Just keep reading to learn about the three most common types of tax penalties, so you never have to face them.
1. Failure to File
Tax Day is usually April 15th (when the date falls Monday thru Thursday), so you want to plan to file your taxes by this date yearly. If you know you won’t be able to file by this date, you should file for an extension. The extension gives you until October to file and pay.
If you don’t file or request an extension by Tax Day, the IRS will charge a failure to file a penalty. The fine is 5% of your unpaid tax bill for each month your return is late but has a cap of 25% or five months of your total bill.
If you file your return more than 60 days late, there will be a minimum penalty. The minimum penalty is the lesser amount between $435 and 100% of your tax bill.
If you cannot pay your tax bill, you should still file on time to avoid this penalty.

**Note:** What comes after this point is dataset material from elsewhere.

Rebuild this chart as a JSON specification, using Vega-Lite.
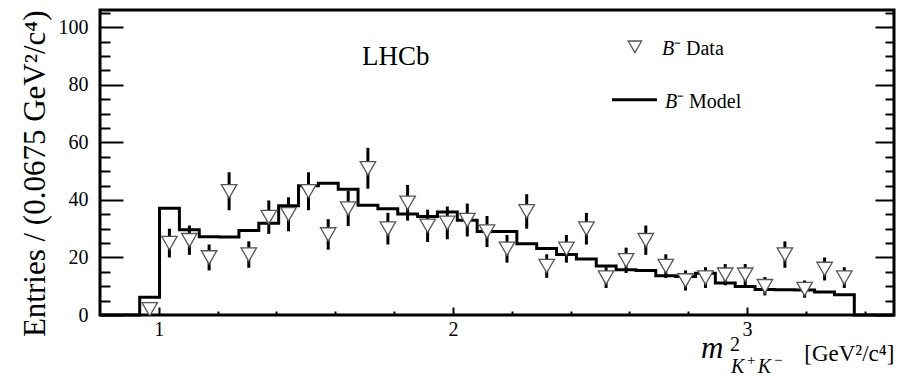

For those that expect a refund, not filing could mean you eventually lose your reimbursement.
2. Failure to Pay
Even if you file your tax return on time, you can still receive tax penalties after filing if you don’t actually pay your tax bill. The deadline for payment is also Tax Day.
Not paying your tax bill results in a 0.5% penalty on the tax you owe per month. It also caps at 25% of your tax due.
If you fail to file and pay, the IRS will decrease the failure to file a penalty by the amount of the failure to pay a fine. This way, your maximum liability for your IRS tax penalties is not more than 5% per month.
If you cannot afford your tax bill, pay as much as you can by Tax Day and continue to pay it off as fast as possible. If you can’t pay it off within a few months, requesting an installment agreement from the IRS is best.
3. Underpayment
Per the IRS, you’re supposed to pay taxes throughout the year instead of a lump sum payment on Tax Day.
If you’re a W-2 employee, your employer can withhold taxes for you. Yet, if you’re self-employed, you must make quarterly payments to the IRS based on your estimated income.
If you owe more than $1,000 on Tax Day, you could face a penalty. However, if you receive an IRS penalty for underpaying your tax bill, don’t rush to pay it immediately.
First, contact a tax professional and learn more about IRS penalty interest abatement. Not all IRS penalties are set in stone, and it’s possible to reduce or eliminate the fine. A tax professional will help you navigate the process of understanding and, if applicable, paying your penalty.
Don’t Let These Tax Penalties Happen to You
You can avoid these three most common tax penalties by filing and paying your taxes promptly each year. If you already have difficulty paying your tax bill, you don’t want to be responsible for additional fines.